* **WORKING DATA**
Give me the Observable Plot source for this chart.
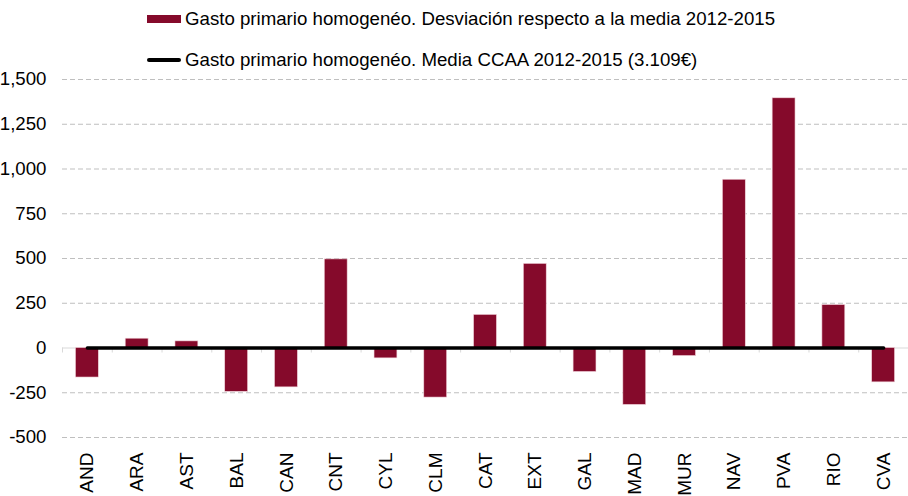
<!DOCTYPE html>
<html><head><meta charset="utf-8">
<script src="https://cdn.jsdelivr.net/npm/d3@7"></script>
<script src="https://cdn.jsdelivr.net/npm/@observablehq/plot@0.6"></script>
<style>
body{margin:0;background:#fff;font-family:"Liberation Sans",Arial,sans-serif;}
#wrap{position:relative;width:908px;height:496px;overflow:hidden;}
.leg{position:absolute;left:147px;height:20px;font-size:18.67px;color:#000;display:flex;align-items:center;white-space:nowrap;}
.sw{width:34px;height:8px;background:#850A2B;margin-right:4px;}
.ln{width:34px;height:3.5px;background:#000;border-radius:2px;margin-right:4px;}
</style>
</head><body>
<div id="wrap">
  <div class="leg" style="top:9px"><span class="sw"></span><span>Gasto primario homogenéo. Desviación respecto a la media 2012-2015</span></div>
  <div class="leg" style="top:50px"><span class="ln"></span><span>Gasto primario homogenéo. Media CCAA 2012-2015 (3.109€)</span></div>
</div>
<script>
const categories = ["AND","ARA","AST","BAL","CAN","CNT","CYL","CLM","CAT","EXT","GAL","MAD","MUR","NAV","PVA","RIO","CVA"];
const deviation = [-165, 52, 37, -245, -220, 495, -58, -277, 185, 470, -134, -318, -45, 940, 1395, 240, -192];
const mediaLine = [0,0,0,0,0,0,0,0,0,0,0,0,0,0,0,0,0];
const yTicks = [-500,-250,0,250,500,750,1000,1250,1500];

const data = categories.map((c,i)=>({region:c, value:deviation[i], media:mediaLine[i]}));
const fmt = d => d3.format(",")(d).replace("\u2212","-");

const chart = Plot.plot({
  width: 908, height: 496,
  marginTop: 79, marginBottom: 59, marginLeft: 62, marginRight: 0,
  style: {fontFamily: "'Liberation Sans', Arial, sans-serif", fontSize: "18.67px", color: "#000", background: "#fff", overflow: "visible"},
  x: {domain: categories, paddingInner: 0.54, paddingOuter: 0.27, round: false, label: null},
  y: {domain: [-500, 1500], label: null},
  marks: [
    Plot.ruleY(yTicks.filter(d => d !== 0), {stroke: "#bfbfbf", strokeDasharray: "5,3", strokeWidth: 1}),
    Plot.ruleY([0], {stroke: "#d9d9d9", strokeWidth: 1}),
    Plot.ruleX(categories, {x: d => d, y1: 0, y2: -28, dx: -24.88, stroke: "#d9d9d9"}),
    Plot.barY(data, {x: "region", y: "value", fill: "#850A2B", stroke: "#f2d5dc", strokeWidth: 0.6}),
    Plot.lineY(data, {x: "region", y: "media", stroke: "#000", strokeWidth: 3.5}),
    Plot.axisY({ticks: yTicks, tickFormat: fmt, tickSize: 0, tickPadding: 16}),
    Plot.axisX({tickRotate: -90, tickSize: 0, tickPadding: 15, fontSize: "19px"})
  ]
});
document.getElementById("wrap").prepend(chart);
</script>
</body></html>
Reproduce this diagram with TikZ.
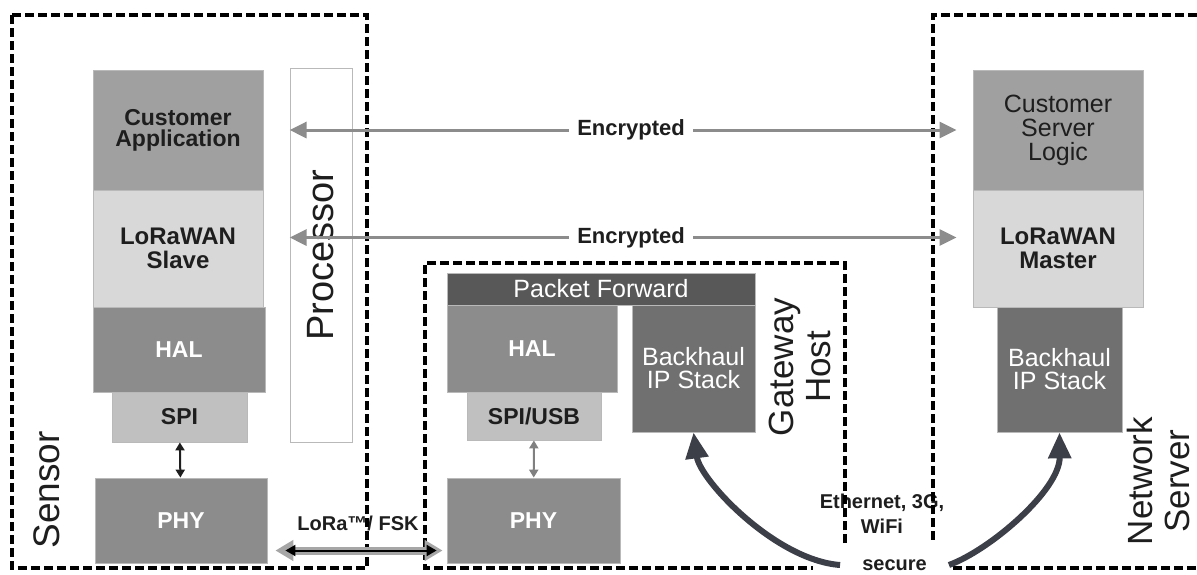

* **EXERCISE GOAL**
Quote every record above exactly, omitting any pictures they contain.

* **SOLUTION TO THIS TASK**
Give me the Observable Plot source for this chart.
<!DOCTYPE html>
<html><head><meta charset="utf-8">
<script src="https://cdn.jsdelivr.net/npm/d3@7"></script>
<script src="https://cdn.jsdelivr.net/npm/@observablehq/plot@0.6"></script>
<style>
body{margin:0;background:#fff;font-family:"Liberation Sans",Arial,sans-serif;}
#wrap{position:relative;width:908px;height:496px;overflow:hidden;}
.leg{position:absolute;left:147px;height:20px;font-size:18.67px;color:#000;display:flex;align-items:center;white-space:nowrap;}
.sw{width:34px;height:8px;background:#850A2B;margin-right:4px;}
.ln{width:34px;height:3.5px;background:#000;border-radius:2px;margin-right:4px;}
</style>
</head><body>
<div id="wrap">
  <div class="leg" style="top:9px"><span class="sw"></span><span>Gasto primario homogenéo. Desviación respecto a la media 2012-2015</span></div>
  <div class="leg" style="top:50px"><span class="ln"></span><span>Gasto primario homogenéo. Media CCAA 2012-2015 (3.109€)</span></div>
</div>
<script>
const categories = ["AND","ARA","AST","BAL","CAN","CNT","CYL","CLM","CAT","EXT","GAL","MAD","MUR","NAV","PVA","RIO","CVA"];
const deviation = [-165, 52, 37, -245, -220, 495, -58, -277, 185, 470, -134, -318, -45, 940, 1395, 240, -192];
const mediaLine = [0,0,0,0,0,0,0,0,0,0,0,0,0,0,0,0,0];
const yTicks = [-500,-250,0,250,500,750,1000,1250,1500];

const data = categories.map((c,i)=>({region:c, value:deviation[i], media:mediaLine[i]}));
const fmt = d => d3.format(",")(d).replace("\u2212","-");

const chart = Plot.plot({
  width: 908, height: 496,
  marginTop: 79, marginBottom: 59, marginLeft: 62, marginRight: 0,
  style: {fontFamily: "'Liberation Sans', Arial, sans-serif", fontSize: "18.67px", color: "#000", background: "#fff", overflow: "visible"},
  x: {domain: categories, paddingInner: 0.54, paddingOuter: 0.27, round: false, label: null},
  y: {domain: [-500, 1500], label: null},
  marks: [
    Plot.ruleY(yTicks.filter(d => d !== 0), {stroke: "#bfbfbf", strokeDasharray: "5,3", strokeWidth: 1}),
    Plot.ruleY([0], {stroke: "#d9d9d9", strokeWidth: 1}),
    Plot.ruleX(categories, {x: d => d, y1: 0, y2: -28, dx: -24.88, stroke: "#d9d9d9"}),
    Plot.barY(data, {x: "region", y: "value", fill: "#850A2B", stroke: "#f2d5dc", strokeWidth: 0.6}),
    Plot.lineY(data, {x: "region", y: "media", stroke: "#000", strokeWidth: 3.5}),
    Plot.axisY({ticks: yTicks, tickFormat: fmt, tickSize: 0, tickPadding: 16}),
    Plot.axisX({tickRotate: -90, tickSize: 0, tickPadding: 15, fontSize: "19px"})
  ]
});
document.getElementById("wrap").prepend(chart);
</script>
</body></html>
Reproduce this diagram with TikZ.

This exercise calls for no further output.